# FAINT LINE ON FIRST RESPONSE!



## dizzy7 (Nov 22, 2004)

hello i have just done a first response test, I'm on day 11, and i have two lines, one is fainter than the other, but is defiantly there, it does say on the test that one might be fainter, just wanted someone to confirm that it means     !!!!!!!!!!
I'm not due to test till the 4th DEC, but have had a terrible couple of days, as my farther had a heartattack on sunday night, (hes doing lot better now) and when i got home from the hospital i just had this urge!!!
i have been naughty before, and done tests on day 2 and day 6!!! ( which i know was way too early) both were neg as you would of expected, but now i cant believe what I'm looking at!!!
has anyone else done a first response at day 11 and had a fainter than normal  pink line?
luv dizzy xxxxxx


----------



## debbie62 (Nov 19, 2004)

hi dizzy 
hope your ok just to let you know im keeping everything crossed for you
   
             debbie


----------



## Nicola K (Oct 20, 2004)

Just wanted to say well done, I gues if there's any kind of line no matter how feint I would presume the next test in a few days the line will be stronger.

Sorry to hear about your dad - hope he gets better soon.

Fingers crossed for you.


----------



## Ruth (Aug 6, 2004)

On a natural conception it is possible to get a faint line 10 days after ovulation (from personal experience) so faint line on day 11 sounds like a good one to me.

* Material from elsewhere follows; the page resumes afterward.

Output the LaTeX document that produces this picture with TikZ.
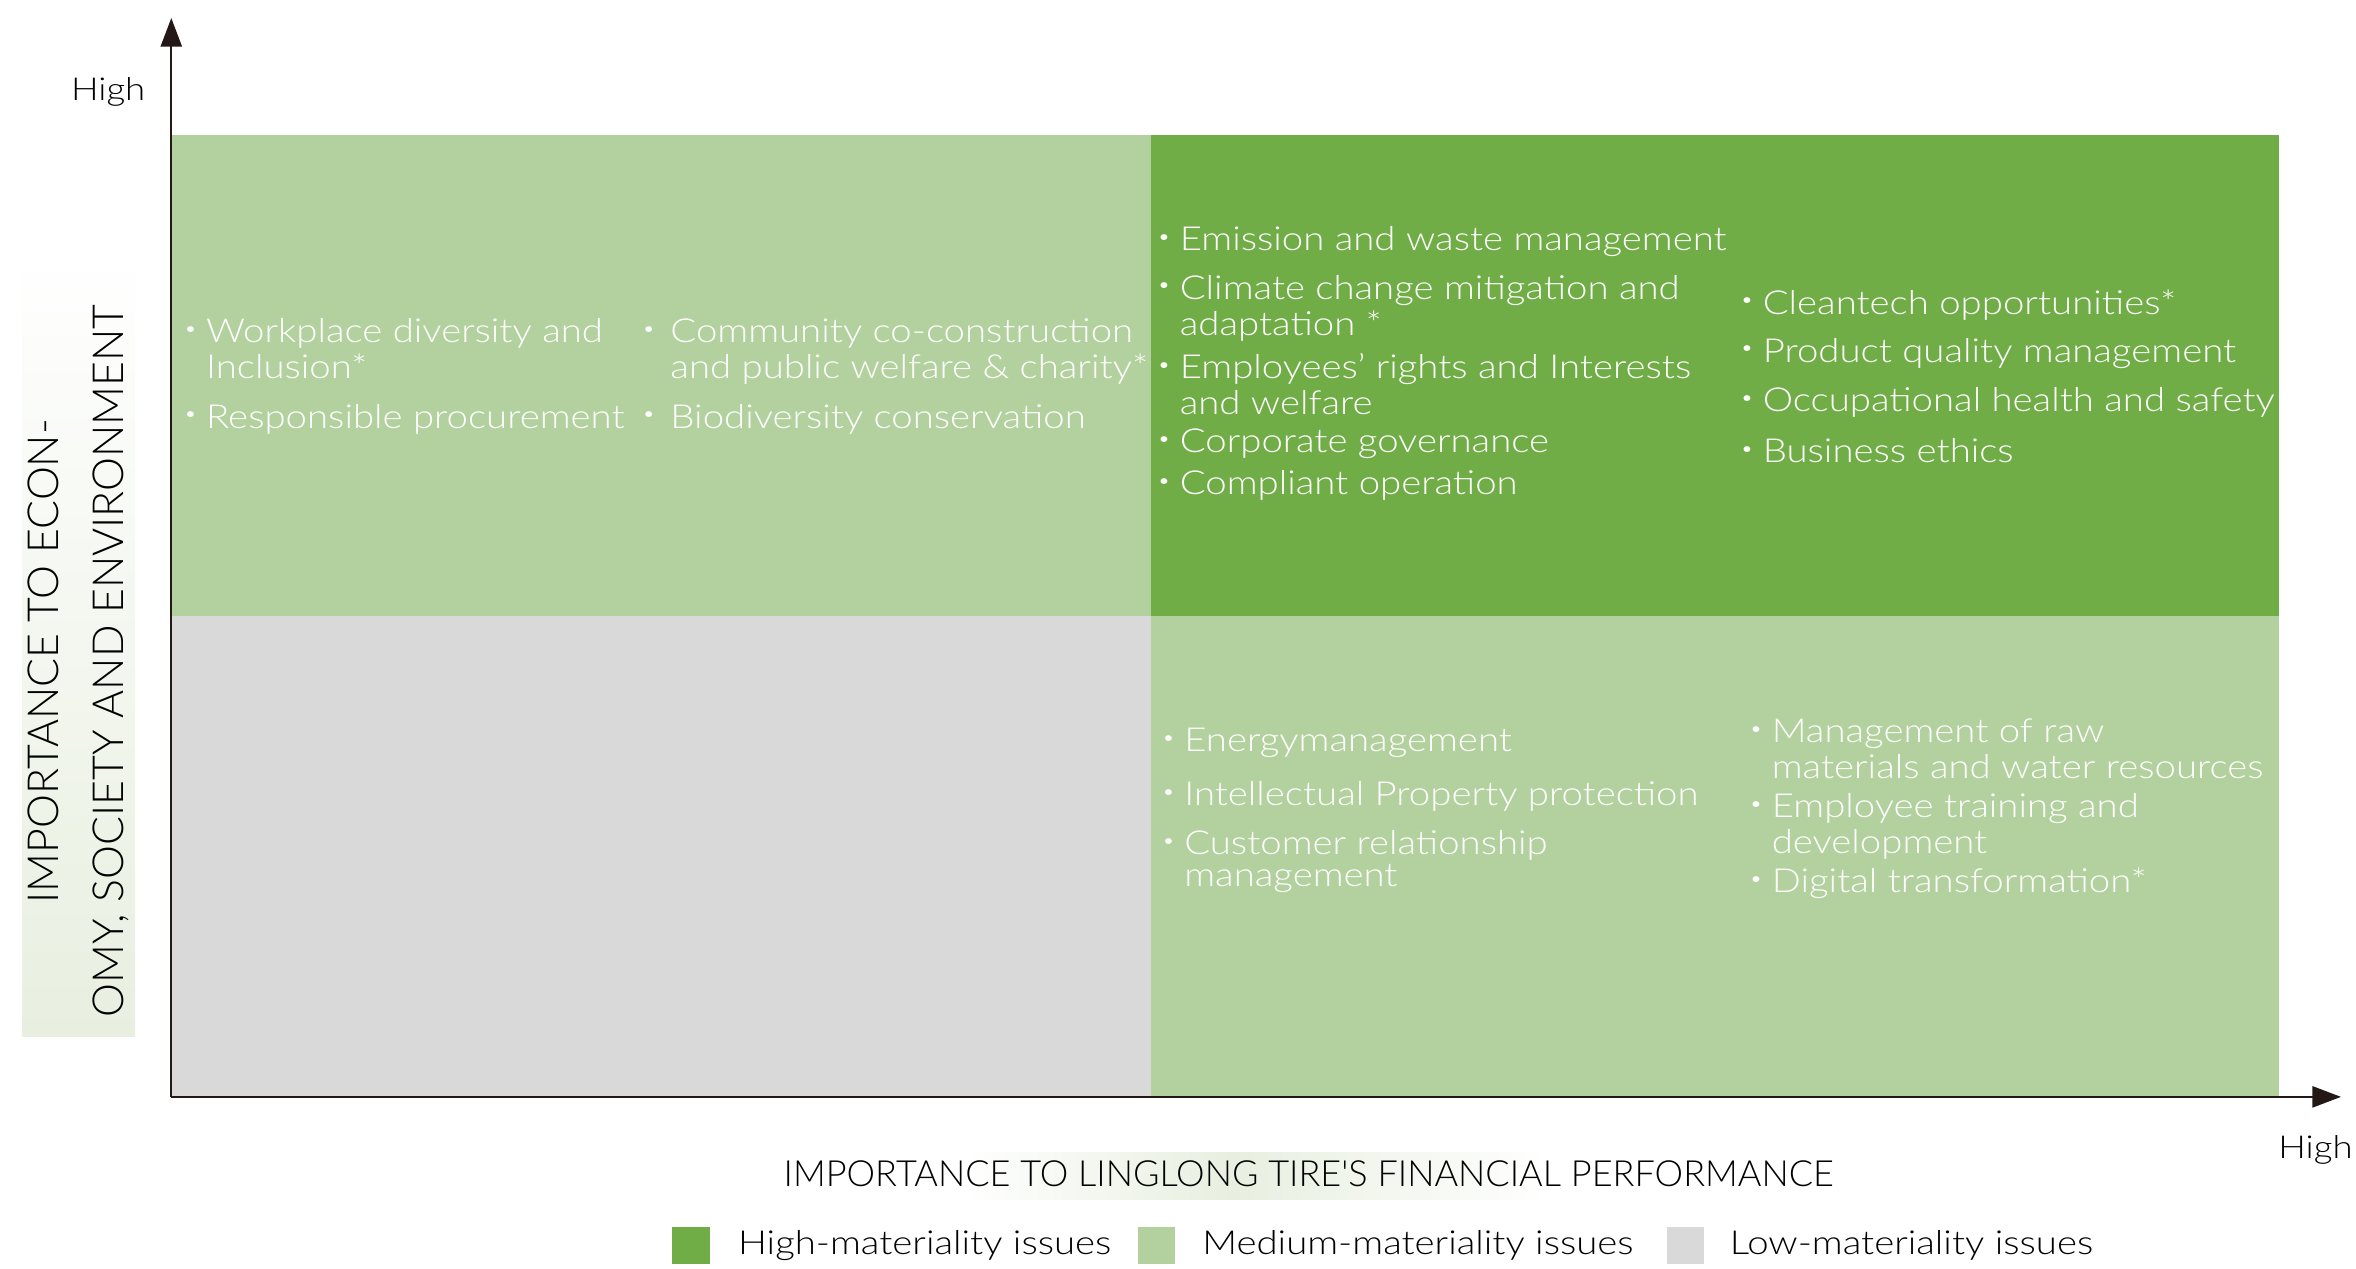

Congrats.

Ruth


----------



## elvie (Aug 13, 2004)

hi
sorry to hear about your dad. Hope he's ok

I tested after IVF on or about day 11 after the egg collection.  I had a faint line with first response early and it got darker each day.
Testing each day is expensive and addictive but in retrospect it was great to see that line getting darker each day! 
Everyone is different, with different HCG levels but by about day 14 after e.c. the line was nice and dark and around the same as the control line
Good luck but it sounds like you have a bfp!


----------



## leigha (Nov 22, 2004)

hi dizzy

sounds like some very promising good news nice to hear,u take care and very best of wishes
love leigh x


----------